Première exécution, comme précédemment, commençons par lancer le processus sur un autre CPU que celui du timer du kernel.

# taskset -c 1 ./boucle-et-signal /dev/signal_sur_timer > resultats-4.txt
# cat resultats-4.txt
24507
12743
10293
8822
10293
8822
9802
8823
9803
[...]
10100065
22056
42641
17154
18135
18625
18135
20096
18625
18135
18134
119101
119101
119591
117140
14704
12743
# calculer-statistiques < resultats-4.txt
 Nb mesures = 1000
 Minimum = 8332
 Maximum = 10100065
 Moyenne = 28521
 Ecart-type = 326958
#

Les résultats sont sensiblement meilleurs en moyenne que précédemment, c’est normal car le processus étant actif, le processeur ne peut pas se mettre en veille et la délivrance du signal est d’autant plus efficace.
Toutefois la durée maximale a bien empiré : plus de 10ms ! Ceci est également normal car le processus s’exécute sous un ordonnancement temps partagé.

Relançons-le en temps réel, sur le même CPU que le timer du kernel.

# taskset -c 0 chrt -f 40  ./boucle-et-signal /dev/signal_sur_timer > resultats-5.txt
# calculer-statistiques < resultats-5.txt
 Nb mesures = 1000
 Minimum = 2940
 Maximum = 328386
 Moyenne = 20025
 Ecart-type = 37036
#
Figure 4 - Signal sur processus actif en temps-réel

Figure 4 - Signal sur processus actif en temps-réel

Nous voyons sur la figure 4 que la majorité des signaux sont traités en moins de 120 microsecondes, et que seules quelques exceptions peuvent être retardées jusqu’à 328 microsecondes.

Il faudrait laisser fonctionner le processus beaucoup plus longtemps, avec une charge système importante pour s’assurer de la durée maximale d’activation d’un processus par un signal provenant du kernel.
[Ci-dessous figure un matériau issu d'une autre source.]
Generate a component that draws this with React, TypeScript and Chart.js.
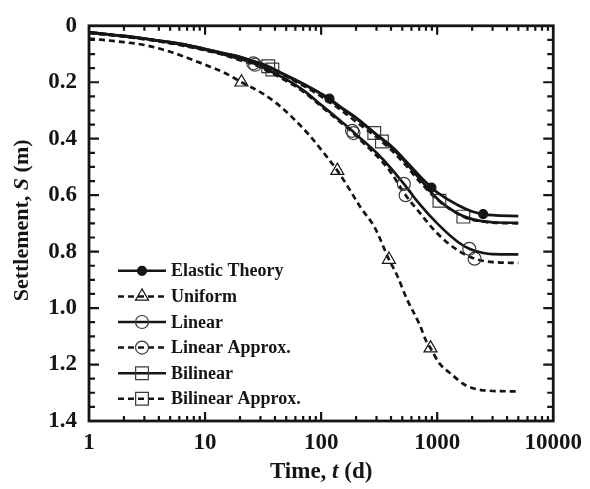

Toutefois, je pense que l’ordre de grandeur (quelques centaines de microsecondes) est celui que l’on peut attendre avec Linux vanilla.

Nous pourrions probablement obtenir des résultats similaires avec un noyau contenant le patch Linux-rt, voire meilleurs en ce qui concerne les cas extrêmes.

Conclusion

En conclusion je pense que le réveil ou l’activation d’un processus par un signal provenant du kernel, pour le notifier par exemple de l’occurrence d’une interruption matérielle, est une alternative à la mise en sommeil sur un appel système bloquant – read(), ioctl(), poll()… – qu’il faut considérer lors de la mise au point d’un système interactif devant répondre à des événements externes.